Professional sprint canoeist Jenny Egan says that Mayo has the resources and infrastructure to facilitate all these disciplines, for elite and recreational paddlers alike.
“With the new sports hub in Castlebar, there’s huge opportunity,” says the Canoe World Cup silver medallist, and sole athlete member of Sport Ireland’s ‘Women in Sport’ steering committee.
“You have so many natural resources, so many great rivers, lakes, seas, so you could be doing all different types of canoeing. You could be doing flat water, canoe sprint, canoe marathon, surf skiing, sea kayaking, slalom, freestyle, so there’s massive opportunity there to continue to develop.”

Participation
KEY to realising these lofty ambitions is having enough qualified instructors in place.
According to Castlebar Adventure Hub co-ordinator, Jarlath McHale, the absence of one person can often be the difference in a session or event going ahead or not.
“I see it on a regular basis with particular clubs. If one person doesn’t turn up to manage it then the whole session is cancelled. There might be 20 people relying on that one person to turn up,” he says.
While GMIT produces a regular flow of outdoor education graduates, Canoeing Ireland is aiming to recruit a full-time employee in the Mayo region grow and develop the sport.
With the assistance of Mayo Sports Partnership and the various Adventure Hubs, Jenny Egan says canoeing can become ‘very popular’ in the county.
“Football is so big and may and there’s no reason why canoeing can’t become a sport that’s very popular in Mayo, especially with the surroundings, the rivers, the lakes.

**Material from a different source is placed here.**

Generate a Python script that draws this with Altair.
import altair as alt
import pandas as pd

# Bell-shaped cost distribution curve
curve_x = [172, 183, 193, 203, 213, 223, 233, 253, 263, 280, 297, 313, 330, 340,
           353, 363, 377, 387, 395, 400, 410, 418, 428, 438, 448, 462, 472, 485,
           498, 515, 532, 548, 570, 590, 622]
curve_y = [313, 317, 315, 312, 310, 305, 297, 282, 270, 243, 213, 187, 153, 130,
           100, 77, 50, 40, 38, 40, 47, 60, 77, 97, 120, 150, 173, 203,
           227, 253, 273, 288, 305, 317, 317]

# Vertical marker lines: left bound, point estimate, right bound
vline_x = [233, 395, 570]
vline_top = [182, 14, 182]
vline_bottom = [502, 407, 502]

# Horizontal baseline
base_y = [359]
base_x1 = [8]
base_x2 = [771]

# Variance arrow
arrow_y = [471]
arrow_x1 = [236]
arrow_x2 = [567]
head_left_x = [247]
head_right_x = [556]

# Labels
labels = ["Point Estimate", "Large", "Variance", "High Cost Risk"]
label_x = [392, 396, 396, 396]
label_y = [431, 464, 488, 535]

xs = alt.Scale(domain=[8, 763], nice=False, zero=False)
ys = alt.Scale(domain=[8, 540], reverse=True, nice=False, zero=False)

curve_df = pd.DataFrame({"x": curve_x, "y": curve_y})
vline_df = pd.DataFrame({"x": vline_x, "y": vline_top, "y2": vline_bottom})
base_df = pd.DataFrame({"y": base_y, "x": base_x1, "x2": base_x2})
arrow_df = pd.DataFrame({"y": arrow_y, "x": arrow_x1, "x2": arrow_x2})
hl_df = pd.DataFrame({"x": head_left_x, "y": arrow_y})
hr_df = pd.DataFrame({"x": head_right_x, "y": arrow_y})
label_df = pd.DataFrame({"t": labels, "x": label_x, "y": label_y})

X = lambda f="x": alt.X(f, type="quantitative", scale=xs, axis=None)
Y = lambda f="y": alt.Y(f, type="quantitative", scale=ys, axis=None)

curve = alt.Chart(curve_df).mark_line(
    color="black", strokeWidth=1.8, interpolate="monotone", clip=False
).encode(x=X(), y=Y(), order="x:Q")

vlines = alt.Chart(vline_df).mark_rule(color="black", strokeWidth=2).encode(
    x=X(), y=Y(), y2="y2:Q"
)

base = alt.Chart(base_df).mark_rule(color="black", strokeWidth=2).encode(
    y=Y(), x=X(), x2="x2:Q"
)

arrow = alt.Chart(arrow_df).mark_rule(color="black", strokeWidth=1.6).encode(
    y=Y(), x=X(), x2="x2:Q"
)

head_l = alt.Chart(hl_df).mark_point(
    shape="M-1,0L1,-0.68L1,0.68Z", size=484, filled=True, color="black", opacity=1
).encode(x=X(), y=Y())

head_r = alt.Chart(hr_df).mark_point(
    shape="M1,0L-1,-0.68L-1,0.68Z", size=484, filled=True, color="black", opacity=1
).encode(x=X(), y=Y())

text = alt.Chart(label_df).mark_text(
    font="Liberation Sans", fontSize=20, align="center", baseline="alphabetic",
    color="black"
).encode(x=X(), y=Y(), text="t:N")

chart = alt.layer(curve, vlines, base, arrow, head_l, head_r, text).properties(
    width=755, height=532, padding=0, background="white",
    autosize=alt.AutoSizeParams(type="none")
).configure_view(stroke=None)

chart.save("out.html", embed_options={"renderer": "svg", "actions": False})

They just need just need to continue to have a good structure and coaching involved in the area to bring people on in in this sport.”

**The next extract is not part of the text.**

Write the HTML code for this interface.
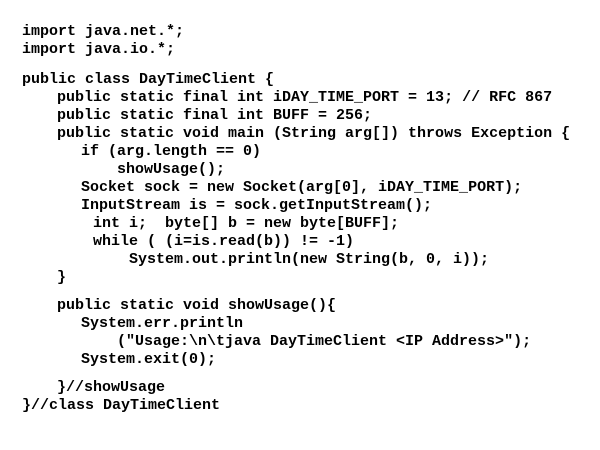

Pauline Jordan, a lecturer at GMIT’s outdoor education centre, describes Jenny Egan and Hannah Craig as ‘fantastic role models’ and says Ireland has the produce more such elite athlete.
“One thing you don't have a shortage of in the West of Ireland is water,” she remarked.
“We have success in other sports in Ireland, so there's no reason we could have more success in water sports because our resources are world class.”